In his judgement today, Mr Justice Anthony Barr said he was satisfied to dismiss the men’s actions.

The judge said that having considered all the various arguments raised by the parties he had reached the conclusion that all of the reliefs sought by the two accused “must be refused.”

The judge added that there was no basis in law to prevent the Director of Public Prosecutions from certifying that their trials on the charge of murder should be tried before the SCC.

Hutch (58), who was extradited from Spain, and former Dublin City Councillor Jonathan Dowdall (44), of Navan Road, Dublin, are both charged with the murder of David Byrne (33) at the Whitehall, Dublin, hotel on 5 February 2016.

In their​ judicial review proceedings they both sought declarations from the High Court that their trials before the SCC would be unlawful and in breach of their fundamental rights because the SCC is operating as a permanent court when it was only set up on a temporary basis nearly 50 years ago.

Their actions were against the Minister for Justice, Dáil Éireann, Ireland and the Attorney General, while Seanad Éireann is also a respondent in the Hutch case.

They also sought various declarations including that a trial before the SCC, is unlawful, outside the powers of the 1939 Offences Against the State Act and violates their constitutional and European Convention rights.

They further claimed the failure by the State to enact anything other than temporary measures in respect of procedures for the trial of persons before the SCC also breaches their rights.

They claimed that they should not be tried under what amounts to temporary legislation introduced in 1972 during the Troubles in response to an emergency situation, at the time but has since been extended to deal with serious organised crime.

The respondents denied their claims and say, among other things, there is a failure by the men to adequately, or at all, to particularise the legal basis for the reliefs they seek.

Judgement

In his judgment Mr Justice Barr said that the case centred around a proper interpretation of a certain section of the 1939 Offences Against the State Act.

Having considered all the various parties’ submissions the court had reached the conclusion that it must refuse all the forms of relief sought by the applicants.

The court did not accept the applicants’ argument that the legislation challenged was temporary nor had any temporal limit.

There was “no sunset clause” in the Act, whereby it could only exist beyond a given date after its inception, on a resolution of either the government or the Dáil, the judge added.

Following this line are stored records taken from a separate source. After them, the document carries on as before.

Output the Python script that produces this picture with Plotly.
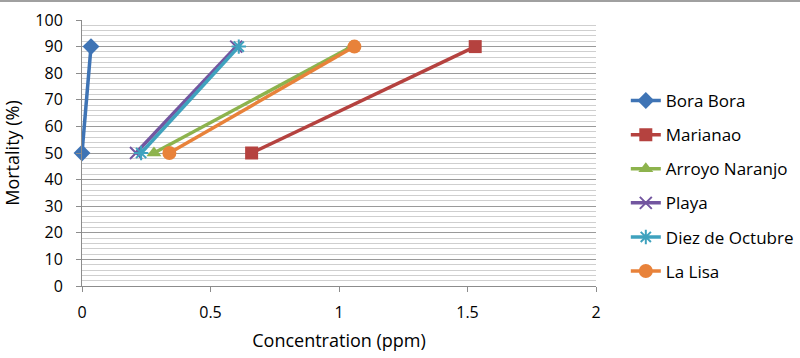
import plotly.graph_objects as go

series_names = ["Bora Bora", "Marianao", "Arroyo Naranjo", "Playa", "Diez de Octubre", "La Lisa"]
conc_bora = [0.0, 0.035]
conc_marianao = [0.66, 1.53]
conc_arroyo = [0.28, 1.05]
conc_playa = [0.21, 0.60]
conc_diez = [0.23, 0.61]
conc_lisa = [0.34, 1.06]
mortality = [50, 90]

colors = ["#3F74B5", "#B5423F", "#8DB34D", "#7356A0", "#3FA2BE", "#E8823A"]
symbols = ["diamond", "square", "triangle-up", "x-thin", "asterisk", "circle"]
sizes = [13, 13, 13, 12, 12, 14]
xs = [conc_bora, conc_marianao, conc_arroyo, conc_playa, conc_diez, conc_lisa]

fig = go.Figure()
for i, (name, x, c, s, sz) in enumerate(zip(series_names, xs, colors, symbols, sizes)):
    open_sym = s in ("x-thin", "asterisk")
    fig.add_trace(go.Scatter(
        x=x, y=mortality, name=name, mode="lines+markers",
        legendgroup=f"g{i}", cliponaxis=False,
        line=dict(color=c, width=3.5),
        marker=dict(symbol=s, size=sz, color=c,
                    line=dict(color=c, width=2 if open_sym else 0)),
    ))

font = "Open Sans, DejaVu Sans, sans-serif"
fig.update_layout(
    width=800, height=358,
    margin=dict(l=82, r=204, t=20, b=72, autoexpand=False),
    paper_bgcolor="white", plot_bgcolor="white",
    font=dict(family=font, size=15, color="#000000"),
    showlegend=True,
    legend=dict(x=1.058, y=0.376, xanchor="left", yanchor="middle",
                font=dict(size=17), tracegroupgap=9,
                bgcolor="rgba(0,0,0,0)"),
    xaxis=dict(range=[0, 2], tickvals=[0, 0.5, 1, 1.5, 2],
               ticktext=["0", "0.5", "1", "1.5", "2"],
               tickfont=dict(size=16), ticklabelstandoff=7,
               showgrid=False, zeroline=False, automargin=False,
               showline=True, linecolor="#8c8c8c", linewidth=1,
               ticks="outside", ticklen=5, tickcolor="#8c8c8c",
               title=dict(text="Concentration (ppm)", standoff=12),
               fixedrange=True),
    yaxis=dict(range=[0, 100], tickvals=list(range(0, 101, 10)),
               tickfont=dict(size=16), ticklabelstandoff=10,
               showgrid=True, gridcolor="#9a9a9a", gridwidth=1,
               minor=dict(dtick=2, showgrid=True, gridcolor="#cfcfcf", gridwidth=1),
               zeroline=False, automargin=False,
               showline=True, linecolor="#8c8c8c", linewidth=1,
               ticks="outside", ticklen=5, tickcolor="#8c8c8c",
               title=dict(text="Mortality (%)", standoff=12),
               fixedrange=True),
)
fig.add_shape(type="line", xref="paper", yref="paper", x0=-0.2, x1=1.5,
              y0=1 + 19/266, y1=1 + 19/266,
              line=dict(color="#a0a0a0", width=2))
fig.write_html("out.html", config={"displayModeBar": False},
               post_script="document.body.style.margin='0';")
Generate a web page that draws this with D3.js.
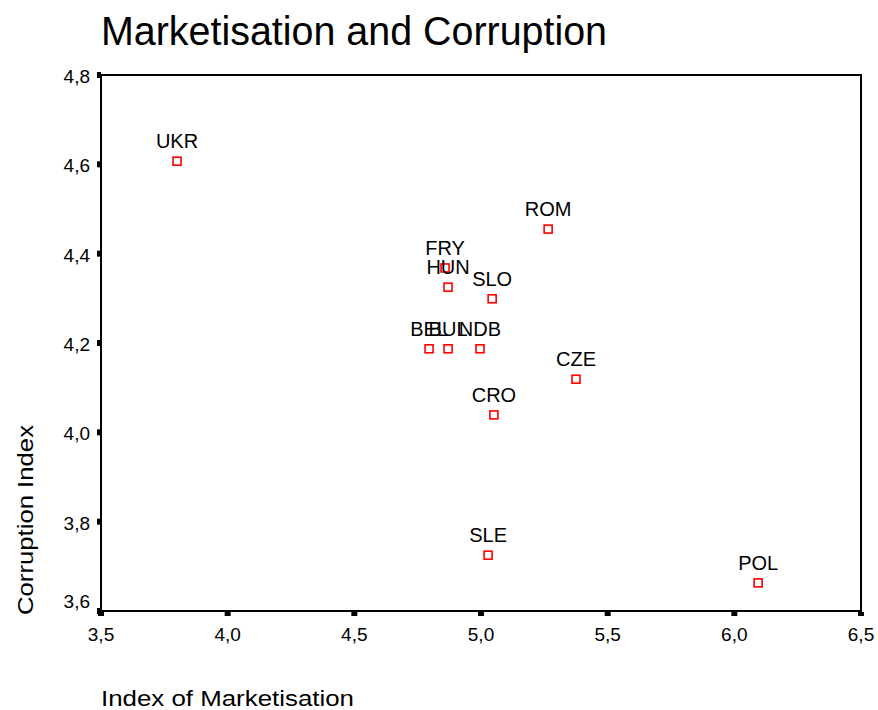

The judge added that the DPP was entitled to certify that certain offences can be tried before the SCC once the DPP held the requisite opinion that the ordinary courts are inadequate to secure the effective administration of justice.

There was he added no basis in law preventing the DPP from seeking to have the applicants’ trials go before the SCC, he added.

Subversive organisations

The judge also rejected the applicants claims that that there was a lack of any effective review of the relevant provisions under the 1939 Act.

The judge said that it had been argued that in 1972 the SCC was set up to primarily deal with offences connected to subversive organisations.

They argued as the SCC currently deals with gangland or organised crimes the regulations governing that court introduced 50 years ago should have been replaced with updated ones.

The judge said that the DPP is entitled to have certain matters go before the SCC for trial, even if they do not have any subversive connections.

The court was satisfied that the decisions made by the Government in 1972, and by successive governments regarding the SCC was “a political question”, and not something justiciable before the courts.

While there were some circumstances where a court can review the actions by the executive, he said.

However, he was satisfied that “noting had been established” in these actions which would “warrant the court trespassing into “the sphere that is essentially the business of the executive.”

The judge added that there was no basis upon which to make any declarations against the Dáil Éireann.

It had previously been agreed that Hutch had no case to make against Seanad Éireann, the judge noted.